OS TEMPOS QUE CORREM. Miguel Vale de Almeida


30.3.07  

Bolonha blues

Já passou quase um ano. É conhecida a minha zanga com o processo de Bolonha. Não é uma zanga fundamentalista, mas sim provocada pela desilusão. É mais parecida com o sentimento de amante traído. Tinha eu pensado ingenuamente que Bolonha seria uma oportunidade dourada. Para quê? Para, nem que fosse lentamente, acabar com o sistema irracional que temos, feito de cursos de licenciatura especializados e geradores de expectativas de empregabilidade imediata. Para, nem que fosse através do incremento de um sistema de majors e minors, e da generalização dos segundo e terceiro ciclos, caminharmos no sentido de uma educação superior generalista, com ciências e humanidades, com concentração no ensino da capacidade de aprender, de raciocinar, de criticar, e de adquirir cultura geral (porque é disto que precisamos, porque a universidade não deve servir para o treino profissional, porque hoje não se treina ninguém para uma só profissão e precisa-se de gente polivalente e adaptável). Para permitir aos alunos "navegarem" por cadeiras de várias áreas científicas, graças ao sistema de créditos, construindo o seu curriculum pessoal.

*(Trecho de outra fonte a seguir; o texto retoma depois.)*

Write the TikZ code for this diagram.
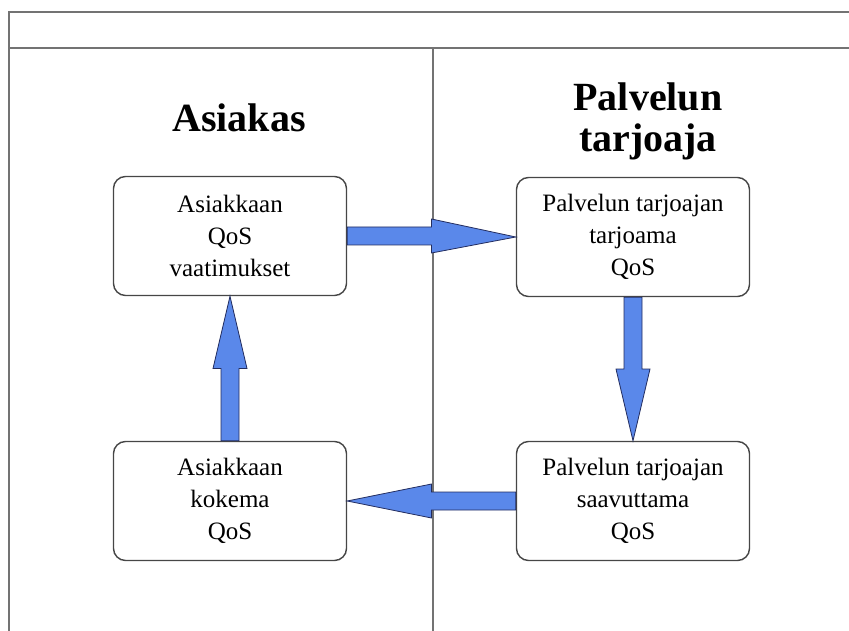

Percebi que tudo não passava de uma ilusão quando surgiu, logo, a resistência institucional (o diabo, como deus, está nos detalhes....): a burocracia tratou logo de impedir a mobilidade e escolha dos e pelos estudantes - mantendo o sistema de turmas, de anos, de precedências - e da forma de pagamento de propinas, penalizando (contra Bolonha!) os trabalhadores-estudantes. No máximo, alguns departamentos e faculdades introduziram formas pedagógicas que para mim (para nós, no meu departamento) não são sequer novas: sempre usámos syllabus, sempre planeámos e calendarizámos as actividades lectivas, sempre promovemos formas seminariais de ensino, sempre usámos avaliação contínua, por exemplo. Mas o grosso da universidade portuguesa fez simplesmente isto com Bolonha: esmifrou cursos de 4 e 5 anos em cursos de 3 e toca a andar. Leram Bolonha com óculos neoliberais: diplomar mais gente depressa e mal para melhorar os índices. Pudera: não se tendo mexido na carreira docente universitária, nem na cultura administrativa, não se tendo permitido novas contratações, e mantendo-se a mesma pressão sobre os rácios professor/alunos, é como se Bolonha - cidade progressista e liberal - tivesse sido tomada de assalto por Berlusconi.